A single announcement by the Polish Ministry of Finance has caused quite a stir within the industry. It’s all because of the Ministry’s decision to include cryptocurrency under Property Law potentially leading to investors having to pay upward of 100% tax with no ceiling to the ultimate amount.

The Ministry of Digital Affairs has issued its own rules on the “Cryptocurrency tax regimen in relation to PIT, VAT and PCC taxes”. The rules impose rates for taxes accompanying cryptocurrency transactions. The income tax and VAT rates aren’t questionable, not so the PCC tax (Civil and Legal Proceedings Tax).

Harshest Tax Regimen Worldwide

According to the Minister of Digital Affairs, cryptocurrency falls under Property Law which imposes on each trade a 1% tax–same as for buying a car for instance. This is applicable to exchange-facilitated trades and the tax for cryptoturrency bought from a business is taxable at 0% (VAT tax rules in effect).

Much of the controversy stems from the fact that the rules do not merely govern PLN-cryptocurrency trades, but also inter-cryptocurrency ones. Under the latter case the money is retained at the digital exchange but the owner of said money is taxed anyway. Every exchange requires a three-page declaration submittable to the Polish IRS.  

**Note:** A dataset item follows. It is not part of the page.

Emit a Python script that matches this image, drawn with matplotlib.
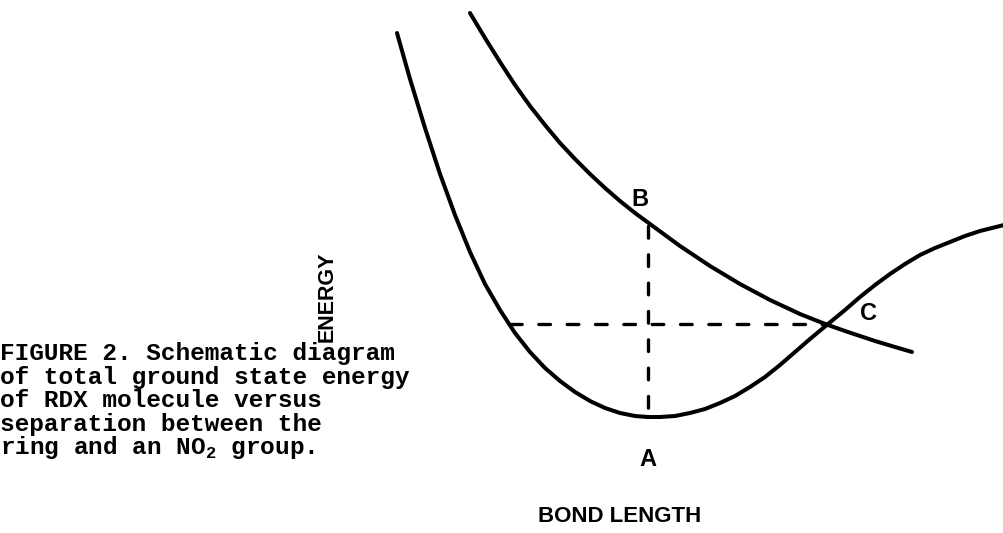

“Having generated 12 000 PLN out of 10 000 PLN, I now have to pay 500.000 PLN in PCC taxes” – Tweeted investor @Protoen

Let us picture a situation where somebody invests 1000 PLN in cryptocurrency and then sells it off a at profit at 1010 PLN making 10 PLN in the process. Let’s now imagine that they have to pay a tax on both the buy and sell transaction (10 PLN and then 10.1 PLN) making the tax twice as high as the gains from the investment. The more transactions, the higher the tax.

Cryptocurrency–Taxed Out Of Existence

Traders using bots rack up thousands of transactions every single day, each one requiring its own declaration. It is immaterial whether we trade on a Polish-based exchange or internationally. The rules proclaim every transaction with one side physically in Poland a Polish-based transaction and a taxable one at that–including back taxes.

Put in real terms, daily trading becomes a fool’s errand because of the amount of mandated paperwork and the tax rates in effect outlawing cryptocurrency trading.

More often than not the tax will be impossible to realistically pay and government workers will drown under tons of paper before they ever dream to process anywhere near the number of declarations bound to flood in every day. Warehouses will need to be built to store the back-logged declarations.

Investors Poised To Protest

The Polish cryptocurrency community has taken a stand against the new PCC tax rules. Within days Facebook groups cropped up as a forum for investors’ outrage. They jointly number in the tens of thousands spread across multiple Facebook groups.

As a means of protest some cryptocurrency users have devised to cascade the IRS with thousands of applications, as appears to be the taxman’s desire. A demonstration organized by Trading Jam Session has been planned to take place next week outside the IRS building.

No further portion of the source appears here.